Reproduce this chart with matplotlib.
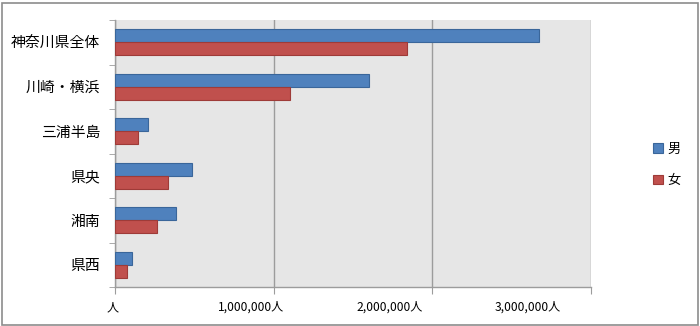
import numpy as np
import matplotlib.pyplot as plt
from matplotlib.ticker import FuncFormatter, FixedLocator
from matplotlib.patches import Rectangle
from matplotlib.transforms import ScaledTranslation

plt.rcParams['font.family'] = ['Noto Sans CJK JP', 'DejaVu Sans']

# 地域別人口（男女）
regions = ['神奈川県全体', '川崎・横浜', '三浦半島', '県央', '湘南', '県西']
male = [2671000, 1602000, 206000, 484000, 387000, 107000]
female = [1842000, 1100000, 145000, 332000, 263000, 78000]
series_names = ['男', '女']
x_ticks = [0, 1000000, 2000000, 3000000]

fig = plt.figure(figsize=(7, 3.26), dpi=100)
ax = fig.add_axes([115 / 700, 1 - 287 / 326, 476 / 700, 267 / 326])

y = np.arange(len(regions))[::-1]
h = 0.292
ax.barh(y + h / 2, male, height=h, color='#4F81BD', edgecolor='#3A669A', linewidth=0.8, label=series_names[0], zorder=3)
ax.barh(y - h / 2, female, height=h, color='#C0504D', edgecolor='#9E3B38', linewidth=0.8, label=series_names[1], zorder=3)

ax.set_facecolor('#E6E6E6')
ax.set_xlim(0, 3000000)
ax.set_ylim(-0.5, len(regions) - 0.5)
ax.set_xticks(x_ticks)
ax.xaxis.set_major_formatter(FuncFormatter(lambda v, p: '人' if v == 0 else f'{int(v):,}人'))
ax.grid(axis='x', color='#9C9C9C', linewidth=1.0, zorder=1)

ax.set_yticks(y)
ax.set_yticklabels(regions)
ax.yaxis.set_minor_locator(FixedLocator(np.arange(-0.5, len(regions), 1.0)))
ax.tick_params(axis='y', which='major', length=0, pad=10.5, labelsize=10.7)
ax.tick_params(axis='y', which='minor', length=4, color='#9C9C9C')
ax.tick_params(axis='x', length=5, color='#9C9C9C', labelsize=8.7, pad=5)

# 目盛ラベルを少し左へずらす
for i, lab in enumerate(ax.get_xticklabels()):
    dx = -(2.5 + 20.2 * i) / 100
    lab.set_transform(lab.get_transform() + ScaledTranslation(dx, 0, fig.dpi_scale_trans))

for s in ['top', 'right']:
    ax.spines[s].set_visible(False)
for s in ['left', 'bottom']:
    ax.spines[s].set_color('#9C9C9C')
    ax.spines[s].set_linewidth(1.0)

fig.legend(loc='center left', bbox_to_anchor=(641 / 700, 1 - 165 / 326), frameon=False,
           handlelength=0.75, handleheight=0.75, handletextpad=0.35, labelspacing=1.4, fontsize=9.5)

# チャート枠
fig.patches.append(Rectangle((1.5 / 700, 1.5 / 326), 696 / 700, 322 / 326, transform=fig.transFigure,
                             fill=False, edgecolor='#8C8C8C', linewidth=1.2))

fig.savefig('out.png', dpi=100)
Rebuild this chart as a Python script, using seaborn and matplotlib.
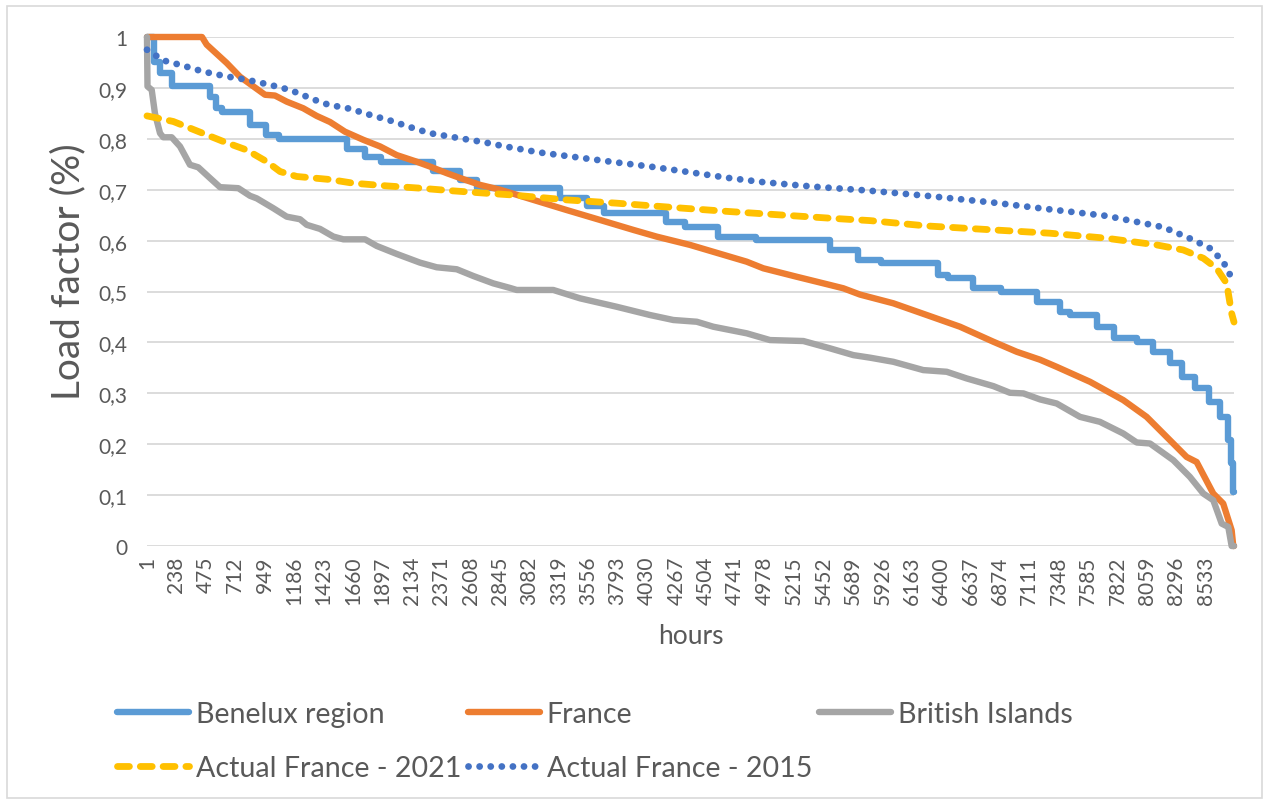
import matplotlib
matplotlib.use("Agg")
import matplotlib.pyplot as plt
from matplotlib.patches import Rectangle
import seaborn as sns

# Load duration curves: hours of the year sorted by load factor
benelux_hours = [1, 57, 106, 202, 509, 557, 605, 831, 960, 1065, 1613, 1758, 1887, 2306,
                 2523, 2660, 3329, 3547, 3684, 4183, 4336, 4602, 4908, 5505, 5730, 5916,
                 6375, 6456, 6657, 6883, 7173, 7358, 7438, 7656, 7793, 7978, 8107, 8244,
                 8341, 8446, 8559, 8647, 8712, 8736, 8752, 8760]
benelux_lf = [1.0, 0.95, 0.93, 0.903, 0.883, 0.86, 0.853, 0.8275, 0.807, 0.80, 0.78, 0.765,
              0.755, 0.736, 0.72, 0.703, 0.683, 0.667, 0.655, 0.637, 0.6275, 0.608, 0.601,
              0.582, 0.562, 0.5555, 0.5325, 0.526, 0.506, 0.4996, 0.48, 0.46, 0.454, 0.431,
              0.408, 0.401, 0.382, 0.359, 0.3325, 0.31, 0.283, 0.254, 0.208, 0.163, 0.106,
              0.106]

france_hours = [1, 444, 482, 643, 750, 858, 952, 1032, 1127, 1260, 1368, 1476, 1596, 1744,
                1879, 2013, 2174, 2281, 2416, 2550, 2684, 2846, 3114, 3383, 3651, 3920, 4108,
                4377, 4564, 4833, 4967, 5236, 5505, 5612, 5746, 6015, 6284, 6552, 6821, 7009,
                7197, 7331, 7600, 7868, 8056, 8217, 8378, 8459, 8593, 8673, 8741, 8754, 8760]
france_lf = [1.0, 1.0, 0.985, 0.949, 0.922, 0.903, 0.8865, 0.885, 0.873, 0.86, 0.845, 0.833,
             0.814, 0.798, 0.785, 0.768, 0.755, 0.7455, 0.7325, 0.7207, 0.7095, 0.70, 0.68,
             0.66, 0.6406, 0.621, 0.6078, 0.5915, 0.578, 0.5586, 0.5456, 0.529, 0.5128,
             0.5063, 0.494, 0.4768, 0.4538, 0.4308, 0.4013, 0.3816, 0.366, 0.352, 0.3226,
             0.2866, 0.2537, 0.2144, 0.175, 0.165, 0.103, 0.0834, 0.031, 0.0, 0.0]

british_hours = [1, 5, 39, 65, 106, 132, 200, 267, 347, 414, 509, 589, 737, 831, 885, 1019,
                 1127, 1234, 1288, 1395, 1502, 1583, 1758, 1852, 2013, 2201, 2335, 2497, 2630,
                 2791, 2926, 2980, 3275, 3490, 3786, 4054, 4242, 4431, 4564, 4834, 5021, 5290,
                 5505, 5693, 5827, 6015, 6256, 6445, 6606, 6821, 6955, 7063, 7197, 7331, 7519,
                 7680, 7868, 7976, 8083, 8271, 8405, 8513, 8593, 8661, 8714, 8741, 8760]
british_lf = [1.0, 0.903, 0.896, 0.85, 0.811, 0.803, 0.803, 0.785, 0.749, 0.744, 0.7227,
              0.705, 0.703, 0.688, 0.683, 0.6636, 0.647, 0.642, 0.631, 0.623, 0.608, 0.6025,
              0.6025, 0.5895, 0.5738, 0.5567, 0.5476, 0.5437, 0.5305, 0.516, 0.507, 0.503,
              0.503, 0.4866, 0.470, 0.4538, 0.444, 0.4406, 0.4308, 0.4178, 0.4046, 0.4027,
              0.3883, 0.375, 0.370, 0.3619, 0.3456, 0.3423, 0.3292, 0.3141, 0.301, 0.2998,
              0.288, 0.280, 0.2537, 0.2439, 0.221, 0.2034, 0.2014, 0.1686, 0.1357, 0.103,
              0.0899, 0.044, 0.0374, 0.0, 0.0]

actual2021_hours = [1, 213, 347, 616, 804, 965, 1073, 1207, 1476, 1663, 1932, 2201, 2469,
                    2738, 2926, 3383, 3786, 4323, 4699, 5102, 5505, 5827, 6284, 6821, 7278,
                    7734, 8137, 8351, 8513, 8620, 8701, 8741, 8752, 8760]
actual2021_lf = [0.845, 0.834, 0.821, 0.7947, 0.778, 0.7553, 0.7357, 0.726, 0.72, 0.7128,
                 0.7075, 0.703, 0.6977, 0.693, 0.69, 0.680, 0.6735, 0.6636, 0.657, 0.6505,
                 0.644, 0.6393, 0.6288, 0.621, 0.6145, 0.6046, 0.5915, 0.5816, 0.5653, 0.5456,
                 0.516, 0.457, 0.447, 0.44]

actual2015_hours = [1, 132, 293, 454, 643, 804, 992, 1153, 1368, 1462, 1637, 1798, 1959, 2120,
                    2281, 2523, 2711, 2886, 3168, 3517, 3786, 4054, 4336, 4699, 4967, 5370,
                    5813, 6284, 6821, 7197, 7734, 8191, 8419, 8566, 8661, 8714, 8741, 8755]
actual2015_lf = [0.975, 0.954, 0.9436, 0.932, 0.9225, 0.916, 0.906, 0.896, 0.875, 0.867,
                 0.859, 0.847, 0.836, 0.823, 0.811, 0.801, 0.7935, 0.785, 0.773, 0.762,
                 0.7535, 0.7455, 0.7357, 0.7227, 0.7148, 0.706, 0.6983, 0.688, 0.6747,
                 0.6636, 0.6485, 0.6263, 0.6027, 0.585, 0.562, 0.5423, 0.5226, 0.515]

hour_ticks = list(range(1, 8761, 237))
hour_tick_labels = [str(h) for h in hour_ticks]
lf_ticks = [0, 0.1, 0.2, 0.3, 0.4, 0.5, 0.6, 0.7, 0.8, 0.9, 1.0]
lf_tick_labels = ["0", "0,1", "0,2", "0,3", "0,4", "0,5", "0,6", "0,7", "0,8", "0,9", "1"]

TEXT = "#595959"
GRID = "#D9D9D9"

sns.set_style("white")
plt.rcParams["font.family"] = ["Lato", "DejaVu Sans"]

W, H = 1264, 803
fig = plt.figure(figsize=(W / 100, H / 100), dpi=100)
ax = fig.add_axes([147 / W, 1 - 547 / H, (1234 - 147) / W, (547 - 38) / H])

series = [
    ("Benelux region", benelux_hours, benelux_lf,
     dict(color="#5B9BD5", lw=4.6, drawstyle="steps-post", solid_joinstyle="round")),
    ("France", france_hours, france_lf,
     dict(color="#ED7D31", lw=4.6, solid_joinstyle="round")),
    ("British Islands", british_hours, british_lf,
     dict(color="#A5A5A5", lw=4.6, solid_joinstyle="round")),
    ("Actual France - 2021", actual2021_hours, actual2021_lf,
     dict(color="#FFC000", lw=4.9, ls=(0, (1.75, 1.6)), dash_capstyle="round")),
    ("Actual France - 2015", actual2015_hours, actual2015_lf,
     dict(color="#4472C4", lw=4.9, ls=(0, (0.01, 1.62)), dash_capstyle="round")),
]

for label, hrs, lf, style in series:
    sns.lineplot(x=hrs, y=lf, ax=ax, label=label, estimator=None, sort=False,
                 clip_on=False, **style)

handles, labels = ax.get_legend_handles_labels()
if ax.get_legend() is not None:
    ax.get_legend().remove()

ax.set_xlim(1, 8760)
ax.set_ylim(0, 1)
ax.set_xticks(hour_ticks)
ax.set_xticklabels(hour_tick_labels, rotation=90)
ax.set_yticks(lf_ticks)
ax.set_yticklabels(lf_tick_labels)
ax.tick_params(axis="both", length=0, labelsize=15, colors=TEXT)
ax.tick_params(axis="x", pad=7)
ax.tick_params(axis="y", pad=14)
ax.grid(axis="y", color=GRID, lw=1.3)
ax.grid(axis="x", visible=False)
ax.set_axisbelow(True)
for s in ax.spines.values():
    s.set_visible(False)

ax.set_xlabel("hours", fontsize=19, color=TEXT)
ax.xaxis.set_label_coords(0.5, -(624 - 547) / 509)
ax.set_ylabel("Load factor (%)", fontsize=28, color=TEXT)
ax.yaxis.set_label_coords(-(147 - 86) / 1087, (547 - 272) / 509)

# Legend laid out on a fixed three-column grid below the plot
col_x = [117, 468, 819]
row_y = [715, 769]
for i, (h, l) in enumerate(zip(handles, labels)):
    r, c = divmod(i, 3)
    fig.legend(handles=[h], labels=[l], loc="center left",
               bbox_to_anchor=(col_x[c] / W, 1 - row_y[r] / H),
               frameon=False, borderpad=0, borderaxespad=0,
               handlelength=2.5, handletextpad=0.25,
               prop=dict(size=20.6), labelcolor=TEXT)

fig.add_artist(Rectangle((7 / W, 1 - 799 / H), (1262 - 7) / W, (799 - 7) / H,
                         transform=fig.transFigure, fill=False, ec=GRID, lw=1.2))

fig.savefig("out.png", dpi=100, facecolor="white")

□ □ □ □ □

-- WHAT YOU WILL DO --
Starting at the line that contains "Rebuild this chart" and stopping after the line that contains "import seaborn as sns", copy every line exactly. Leave any pictures behind.

-- OUTPUT FOR THIS EXERCISE --
Rebuild this chart as a Python script, using seaborn and matplotlib.
import matplotlib
matplotlib.use("Agg")
import matplotlib.pyplot as plt
from matplotlib.patches import Rectangle
import seaborn as sns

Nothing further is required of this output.